A la humanidad le duele cómo quedaron las ciudades niponas que fueron destruidas con las bombas atómicas, empero, sepan que existe la Hiroshima del Cáucaso, Agdam, urbe azerbaiyana que fue destruida totalmente y saqueada (los ocupantes se robaron hasta las tuberías sanitarias). De hecho, cortaron árboles y quemaron sus raíces para que nunca volvieran a vivir, acabaron con un palacio de casi dos siglos, el Museo del Pan (uno de los primeros en el mundo), y el edificio del Teatro de Drama. También arruinaron mezquitas donde soldados armenios criaban animales.
En Agdam, que significa “techo blanco” –por el predominio de rocas blancas con las que construían hogares y edificaciones–, solo dejaron en pie una mezquita, y porque la necesitaban como punto de observación. Y lo que fuera el vistoso estadio de fútbol originario del famoso equipo Karabaj (que llegó a empatar par de veces con el Atlético Madrid) fue convertido en un campo inundado de hierbas y montículos de rocas donde estaban las gradas.

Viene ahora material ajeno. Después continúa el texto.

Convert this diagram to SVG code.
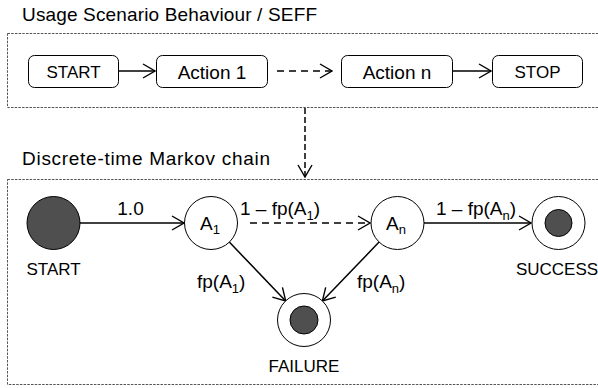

Agdam está llena de minas, miles de minas antipersonales plantadas para sabotear que el pueblo azerbaiyano pueda volver a repoblar sus territorios de toda una vida. Sin embargo, avanza el desminado, así como un ambicioso proyecto de reconstrucción en el que, muy disciplinadamente, se trabaja, aunando recursos y voluntades. Esto convertirá a Agdam en una ciudad muy moderna, inteligente, tornándose en una de las urbes más impresionantes del país y del Cáucaso.
En Azerbaiyán vi los vestigios del infierno en la tierra gestado por los resentimientos y el odio de los ocupantes; pero he aprendido de los azerbaiyanos que con espiritualidad y tesón se puede resurgir, renacer, más fuertes, mejores personas.